节点文献

面向物联网的RFID不确定数据清洗与存储技术研究

Research on Internet of Things Oriented Cleaning and Storage for Unreliable RFID Data Set

【作者】 樊华

【导师】 吴泉源;

【作者基本信息】 国防科学技术大学 , 计算机科学与技术, 2013, 博士

【摘要】 物联网技术旨在实现人类社会与物理世界的有机结合,使人类可以以更加精细和动态的方式认知世界,并进行管理与控制,从而提高整个社会的信息化水平。RFID技术是物联网中最重要的信息获取技术之一,被广泛应用于物流仓储、供应链管理、资产管理、人员监控和室内定位与跟踪等领域。RFID技术是一种非接触式的射频识别技术,通过对电子标签的扫描,阅读器可以实时地获取标签位置和相应时间等信息,从而实现对电子标签及相应物品的追踪与定位,相应的数据通常可以用三元组(tag_ID, loc, time)的形式表示。

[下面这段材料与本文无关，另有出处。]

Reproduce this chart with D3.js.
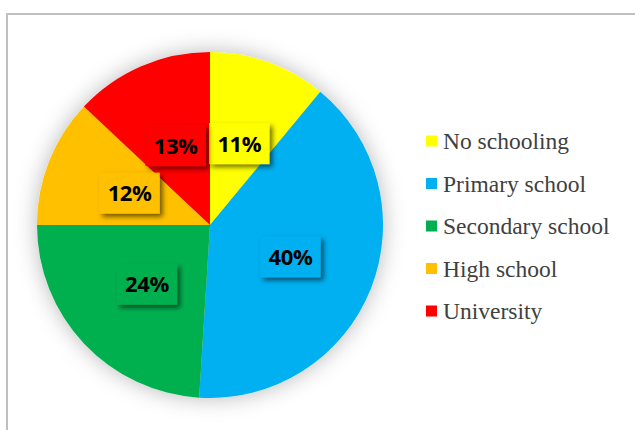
<!DOCTYPE html>
<html>
<head>
<meta charset="utf-8">
<script src="https://cdn.jsdelivr.net/npm/d3@7/dist/d3.min.js"></script>
<style>
  html, body { margin: 0; padding: 0; background: #fff; }
  svg { display: block; }
</style>
</head>
<body>
<script>
// Education level distribution
const categories = ["No schooling", "Primary school", "Secondary school", "High school", "University"];
const values = [11, 40, 24, 12, 13];
const colors = ["#FFFF00", "#00B0F0", "#00B050", "#FFC000", "#FF0000"];

const W = 635, H = 430;
const cx = 210, cy = 225, R = 173;

const svg = d3.select("body").append("svg")
  .attr("width", W).attr("height", H);

const defs = svg.append("defs");
// soft halo behind the pie
const halo = defs.append("filter").attr("id", "halo")
  .attr("x", "-30%").attr("y", "-30%").attr("width", "160%").attr("height", "160%");
halo.append("feDropShadow").attr("dx", 0).attr("dy", 0)
  .attr("stdDeviation", 11).attr("flood-color", "#000").attr("flood-opacity", 0.28);
// drop shadow under the data labels
const lblShadow = defs.append("filter").attr("id", "lblShadow")
  .attr("x", "-30%").attr("y", "-30%").attr("width", "160%").attr("height", "160%");
lblShadow.append("feDropShadow").attr("dx", 3).attr("dy", 3)
  .attr("stdDeviation", 2.5).attr("flood-color", "#000").attr("flood-opacity", 0.55);

// chart frame
svg.append("path")
  .attr("d", `M7,${H + 5} L7,14 L${W + 5},14`)
  .attr("fill", "none").attr("stroke", "#bfbfbf").attr("stroke-width", 2);

const data = categories.map((c, i) => ({ name: c, value: values[i], color: colors[i] }));

const pie = d3.pie().value(d => d.value).sort(null);
const arcs = pie(data);
const arc = d3.arc().innerRadius(0).outerRadius(R);
const labelArc = d3.arc().innerRadius(R * 0.5).outerRadius(R * 0.5);

const g = svg.append("g").attr("transform", `translate(${cx},${cy})`);

g.append("g").attr("filter", "url(#halo)")
  .selectAll("path").data(arcs).join("path")
  .attr("d", arc)
  .attr("fill", d => d.data.color);

// data labels with coloured boxes sized to their text
const lbl = g.selectAll("g.lbl").data(arcs).join("g")
  .attr("class", "lbl")
  .attr("transform", d => `translate(${labelArc.centroid(d)})`);

const box = lbl.append("rect")
  .attr("fill", d => d.data.color)
  .attr("filter", "url(#lblShadow)");

const txt = lbl.append("text")
  .attr("text-anchor", "middle")
  .attr("dy", "0.36em")
  .attr("font-family", "'Open Sans', sans-serif")
  .attr("font-weight", "bold")
  .attr("font-size", 22)
  .attr("letter-spacing", -0.4)
  .attr("fill", "#000")
  .text(d => d.data.value + "%");

txt.each(function () {
  const b = this.getBBox();
  const w = b.width + 16, h = 41;
  d3.select(this.parentNode).select("rect")
    .attr("x", -w / 2).attr("y", -h / 2)
    .attr("width", w).attr("height", h);
});

// legend
const legend = svg.append("g").attr("transform", "translate(426,141)");
const row = legend.selectAll("g").data(data).join("g")
  .attr("transform", (d, i) => `translate(0,${i * 42.5})`);
row.append("rect")
  .attr("x", 0).attr("y", -5.5).attr("width", 11).attr("height", 11)
  .attr("fill", d => d.color);
row.append("text")
  .attr("x", 17).attr("dy", "0.34em")
  .attr("font-family", "'Liberation Serif', 'Times New Roman', serif")
  .attr("font-size", 23.5)
  .attr("fill", "#404040")
  .text(d => d.name);
</script>
</body>
</html>
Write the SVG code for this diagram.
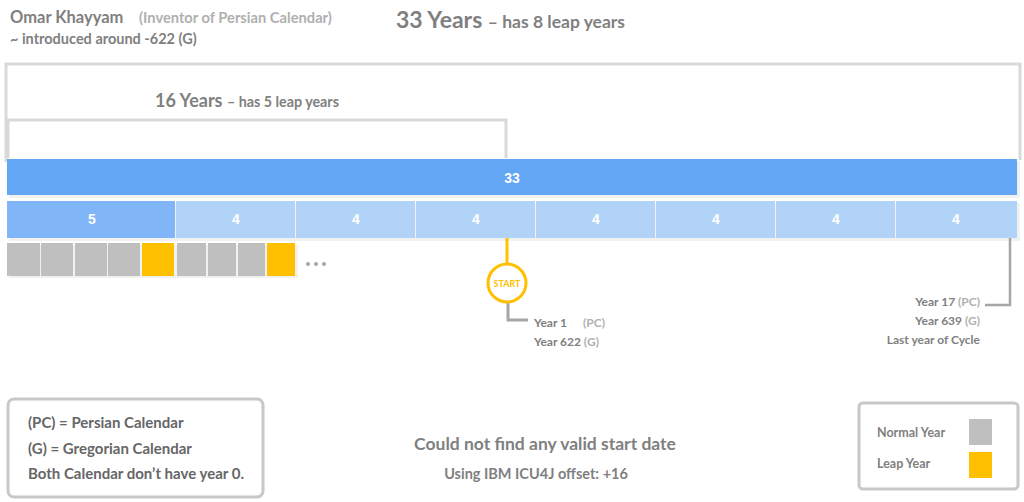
<svg xmlns="http://www.w3.org/2000/svg" width="1024" height="502" viewBox="0 0 1024 502">
<style>
text{font-family:Lato,"Liberation Sans",sans-serif;font-weight:bold;}
.t{fill:#808080}
.l{fill:#b0b0b0}
.d{fill:#666666}
.w{fill:#ffffff;font-family:"Liberation Sans",Arial,sans-serif;font-weight:bold;font-size:14px}
.br{fill:none;stroke:#d9d9d9;stroke-width:3}
.seg{fill:#b1d3f8}
.n{fill:#bfbfbf}
.y{fill:#ffc000}
.sh{fill:#f1f1ef}
.box{fill:#fff;stroke:#c8c8c8;stroke-width:3}
</style>
<rect width="1024" height="502" fill="#ffffff"/>
<g id="header">
<text x="10" y="23" class="t" font-size="16.5">Omar Khayyam</text>
<text x="139" y="23" class="l" font-size="14.7">(Inventor of Persian Calendar)</text>
<text x="10" y="44" class="t" font-size="14.5">~ introduced around -622 (G)</text>
<text x="396" y="28" class="t" font-size="23">33 Years <tspan font-size="17.5">– has 8 leap years</tspan></text>
</g>
<g id="bracket33">
<polyline class="br" points="6,162 6,64 1020,64 1020,160"/>
</g>
<g id="bracket16">
<polyline class="br" points="8,158 8,120 506,120 506,158"/>
<text x="155" y="107" class="t" font-size="18">16 Years <tspan font-size="14.3">– has 5 leap years</tspan></text>
</g>
<g id="bar33">
<rect x="9" y="161" width="1011" height="37" class="sh"/>
<rect x="7" y="159" width="1010" height="36" fill="#62a6f4"/>
<text x="512" y="183" class="w" text-anchor="middle" font-size="16">33</text>
</g>
<g id="bar4s">
<rect x="9" y="203" width="1011" height="38" class="sh"/>
<rect x="7" y="201" width="168" height="37" fill="#80b5f7"/>
<rect x="176" y="201" width="119" height="37" class="seg"/>
<rect x="296" y="201" width="119" height="37" class="seg"/>
<rect x="416" y="201" width="119" height="37" class="seg"/>
<rect x="536" y="201" width="119" height="37" class="seg"/>
<rect x="656" y="201" width="119" height="37" class="seg"/>
<rect x="776" y="201" width="119" height="37" class="seg"/>
<rect x="896" y="201" width="121" height="37" class="seg"/>
<text x="92" y="224" class="w" text-anchor="middle">5</text>
<text x="236" y="224" class="w" text-anchor="middle">4</text>
<text x="356" y="224" class="w" text-anchor="middle">4</text>
<text x="476" y="224" class="w" text-anchor="middle">4</text>
<text x="596" y="224" class="w" text-anchor="middle">4</text>
<text x="716" y="224" class="w" text-anchor="middle">4</text>
<text x="836" y="224" class="w" text-anchor="middle">4</text>
<text x="956" y="224" class="w" text-anchor="middle">4</text>
</g>
<g id="years">
<rect x="9" y="245" width="289" height="33" class="sh"/>
<rect x="7" y="243" width="33" height="33" class="n"/>
<rect x="41" y="243" width="32" height="33" class="n"/>
<rect x="75" y="243" width="32" height="33" class="n"/>
<rect x="108" y="243" width="32" height="33" class="n"/>
<rect x="142" y="243" width="32" height="33" class="y"/>
<rect x="177" y="243" width="29" height="33" class="n"/>
<rect x="208" y="243" width="28" height="33" class="n"/>
<rect x="238" y="243" width="27" height="33" class="n"/>
<rect x="267" y="243" width="28" height="33" class="y"/>
<circle cx="308" cy="264" r="2" fill="#a6a6a6"/>
<circle cx="316" cy="264" r="2" fill="#a6a6a6"/>
<circle cx="324" cy="264" r="2" fill="#a6a6a6"/>
</g>
<g id="connectors">
<line x1="507" y1="238" x2="507" y2="263" stroke="#ffc000" stroke-width="3"/>
<polyline points="508,303 508,320 528,320" fill="none" stroke="#a6a6a6" stroke-width="3"/>
<polyline points="1010,238 1010,305 985,305" fill="none" stroke="#a6a6a6" stroke-width="2.5"/>
</g>
<g id="start">
<circle cx="507" cy="283" r="19" fill="#fff" stroke="#ffc000" stroke-width="3"/>
<text x="507" y="286.5" text-anchor="middle" font-size="9" fill="#ffc000">START</text>
</g>
<g id="startLabel">
<text x="534" y="327" class="t" font-size="12">Year 1</text>
<text x="583" y="327" class="l" font-size="12">(PC)</text>
<text x="534" y="346" class="t" font-size="12">Year 622 <tspan class="l">(G)</tspan></text>
</g>
<g id="endLabel">
<text x="980" y="306" class="t" font-size="12" text-anchor="end">Year 17 <tspan class="l">(PC)</tspan></text>
<text x="980" y="325" class="t" font-size="12" text-anchor="end">Year 639 <tspan class="l">(G)</tspan></text>
<text x="980" y="344" class="t" font-size="12" text-anchor="end">Last year of Cycle</text>
</g>
<g id="notes">
<rect x="8" y="399" width="255" height="98" rx="6" class="box"/>
<text x="28" y="428" class="d" font-size="15">(PC) = Persian Calendar</text>
<text x="28" y="454" class="d" font-size="15">(G) = Gregorian Calendar</text>
<text x="28" y="479" class="d" font-size="15">Both Calendar don’t have year 0.</text>
</g>
<g id="message">
<text x="545" y="450" class="t" font-size="17.5" text-anchor="middle">Could not find any valid start date</text>
<text x="536" y="479" class="t" font-size="14.5" text-anchor="middle">Using IBM ICU4J offset: +16</text>
</g>
<g id="legend">
<rect x="859" y="403" width="159" height="86" rx="4" class="box"/>
<text x="877" y="437" class="t" font-size="12.5">Normal Year</text>
<rect x="969" y="419" width="23" height="26" class="n"/>
<text x="877" y="468" class="t" font-size="12.5">Leap Year</text>
<rect x="969" y="452" width="23" height="26" class="y"/>
</g>
</svg>
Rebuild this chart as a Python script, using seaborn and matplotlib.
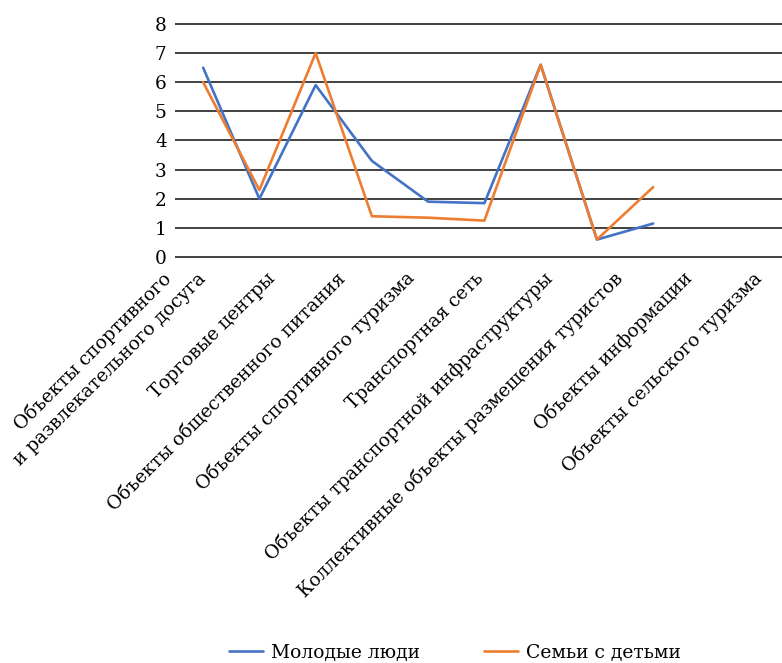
import matplotlib
matplotlib.use("Agg")
import matplotlib.pyplot as plt
import pandas as pd
import seaborn as sns

categories = [
    "Объекты спортивного\nи развлекательного досуга",
    "Торговые центры",
    "Объекты общественного питания",
    "Объекты спортивного туризма",
    "Транспортная сеть",
    "Объекты транспортной инфраструктуры",
    "Коллективные объекты размещения туристов",
    "Объекты информации",
    "Объекты сельского туризма",
]
young = [6.5, 2.0, 5.9, 3.3, 1.9, 1.85, 6.6, 0.6, 1.15]
families = [6.0, 2.3, 7.0, 1.4, 1.35, 1.25, 6.6, 0.6, 2.4]
series_names = ["Молодые люди", "Семьи с детьми"]
colors = ["#4472C4", "#ED7D31"]

df = pd.DataFrame({
    "pos": list(range(len(categories))) * 2,
    "value": young + families,
    "series": [series_names[0]] * len(young) + [series_names[1]] * len(families),
})

sns.set_theme(style="white")
plt.rcParams["font.family"] = ["DejaVu Serif"]
plt.rcParams["text.color"] = "black"
plt.rcParams["xtick.color"] = "black"
plt.rcParams["ytick.color"] = "black"

W, H = 782, 663
fig = plt.figure(figsize=(W / 100, H / 100), dpi=100)
# plot area in pixels: left 175, right 800 (runs off the image), top 22.5, bottom 258.5
ax = fig.add_axes([175 / W, 1 - 258.5 / H, 625 / W, (258.5 - 22.5) / H])
ax.set_xlim(-0.5, 8.5)
ax.set_ylim(-0.05, 8.05)
ax.set_yticks(range(0, 9))
ax.yaxis.grid(True, color="#333333", linewidth=1.3)
ax.xaxis.grid(False)
for s in ax.spines.values():
    s.set_visible(False)
ax.set_xticks(range(len(categories)))
ax.set_xticklabels(categories, rotation=45, ha="right", va="bottom",
                   rotation_mode="anchor", multialignment="center",
                   linespacing=1.45, fontsize=13.3, color="black")
ax.tick_params(axis="x", length=0, pad=17)
ax.tick_params(axis="y", length=0, pad=6, labelsize=13.3, labelcolor="black")

# the lines sit on a narrower spacing than the category labels
ax2 = ax.twiny()
sns.lineplot(data=df, x="pos", y="value", hue="series", palette=colors,
             linewidth=1.9, ax=ax2)
ax2.set_xlim(-0.5, 10.61)
ax2.set_ylim(-0.05, 8.05)
ax2.tick_params(top=False, labeltop=False, left=False, labelleft=False)
ax2.set_xlabel("")
ax2.set_ylabel("")
for s in ax2.spines.values():
    s.set_visible(False)

handles, labels = ax2.get_legend_handles_labels()
ax2.get_legend().remove()
fig.legend(handles, labels, loc="center", bbox_to_anchor=(455 / W, 1 - 653 / H),
           ncol=2, frameon=False, fontsize=13.5, handlelength=1.8,
           handletextpad=0.45, columnspacing=3.4, labelcolor="black")

fig.savefig("out.png", dpi=100)
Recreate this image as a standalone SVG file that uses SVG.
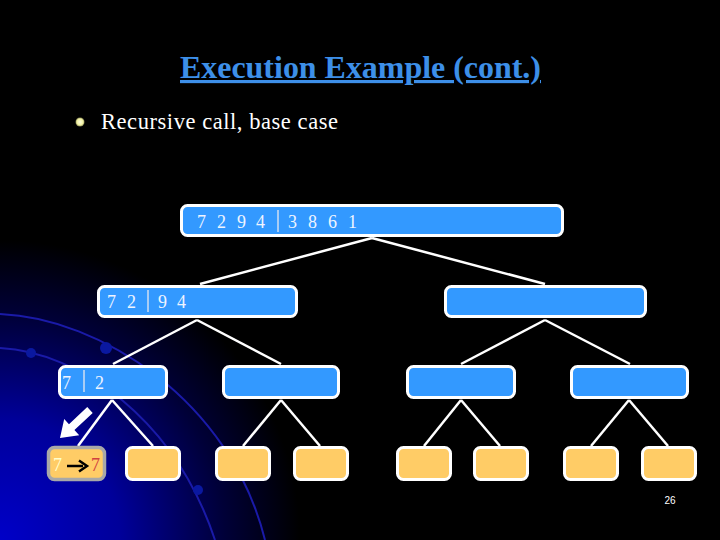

然而,由于大量漏读现象(约占30%)的存在使得通过阅读器采集到的原始数据存在严重的不确定性或不完整性,如何清洗出这些不确定数据,并进行高效的存储,是RFID技术在物联网应用领域的关键,也是本文研究的重点。本文基于对RFID数据的不确定性、高冗余性和海量性等特性深入分析的基础上,围绕提高基于RFID技术的物联网应用中信息查询的精度和效率,以及节约RFID数据的存储开销等问题,在物理层数据清洗、逻辑层数据填补,以及海量数据存储与查询优化等方面提出了相应的模型与解决方案。取得的主要成果有:1.提出了一种基于概率运动状态模型的RFID不确定数据清洗方法。在物理层数据清洗方面,针对由阅读器漏读现象导致的RFID物理层数据的缺失问题,首先通过伯努利二项分布对RFID数据流建模,并引入一种针对RFID标签的概率运动状态模型,建立RFID原始数据与标签运动状态信息(速率、方向和位移等)之间的转换关系,进而利用标签的运动状态信息对漏读数据进行填补,最后给出了一种数据序列逆向过滤机制,进一步确保捕获到标签的运动状态信息。实验结果表明,该清洗方法比经典的滑动窗口平滑技术具有更高的精确度。2.提出了一种基于隐马尔可夫模型的RFID运动轨迹清洗方法。在逻辑层数据填补方面,针对基于RFID技术的室内追踪与定位系统中存在的运动轨迹信息不完整问题,首先把系统中阅读器的读数序列映射为隐马尔科夫模型中的可观察状态序列,同时把标签对应的位置序列映射为隐马尔科夫模型中的隐藏状态序列,从而标签的运动轨迹清洗问题转化为一个经典的基于隐马尔科夫模型的解码问题;并在经典解码算法—维特比算法基础上,设计了一种关于标签路径解码的高效算法。实验结果表明,本文提出的算法可以对标签运动轨迹进行高效准确的填充,为相关信息的精确查询提供了保障,改进后的清洗算法在性能方面有明显提高,而且比传统方法具有更高的精确度。3.提出了一种基于贝叶斯推理的RFID不确定数据清洗模型。漏读问题可能造成供应链相关企业反应决策贻误,并带来损失,为实时准确地获取被跟踪物品的进出货等流通状态信息,本文首先设计了一种基于路径编码的路径匹配算法,可以高效的统计出与当前标签具有相同历史路径信息的标签分布状态;进而提出一种基于路径信息的差异决策模型,以贝叶斯推理为理论基础,为具有不同历史路径信息的漏读标签分别给出差异化的决策方案,使清洗结果更加准确;最后,引入一种滑动窗口时间模型,有效节省了模型的计算开销,并利用最大熵模型动态地调整时间窗口的大小,从而使模型计算的实时性与清洗结果的准确性之间达到较好平衡。实验结果表明,本文提出的清洗方案不但可以有效提高供应链等领域中数据清洗的精确度,而且表现出了较好的可扩展性。4.在RFID海量数据存储与查询优化方面,提出了一种基于拆分路径框架的RFID数据存储模型。针对RFID数据规模庞大和高冗余性带来的数据存储代价大与信息查询效率低等问题,本文首先在基于路径框架的存储方案基础上,设计了一种基于树结构的路径拆分算法,使系统可以根据用户需求智能地规划出路径拆分方案;进而通过基于拆分路径框架的RFID数据存储模型将RFID数据以路径段的形式进行组织、聚类并存储,以提高数据的聚合度,降低数据冗余度,节约存储空间;最后,构造了基于该存储模型的查询框架以支持数据的高效查询。实验结果表明,相比于直接基于路径框架的存储方案,本文所提出的存储模型可以显著提高面向路径的信息查询性能,且所需的存储开销仅为原始数据规模的约12%。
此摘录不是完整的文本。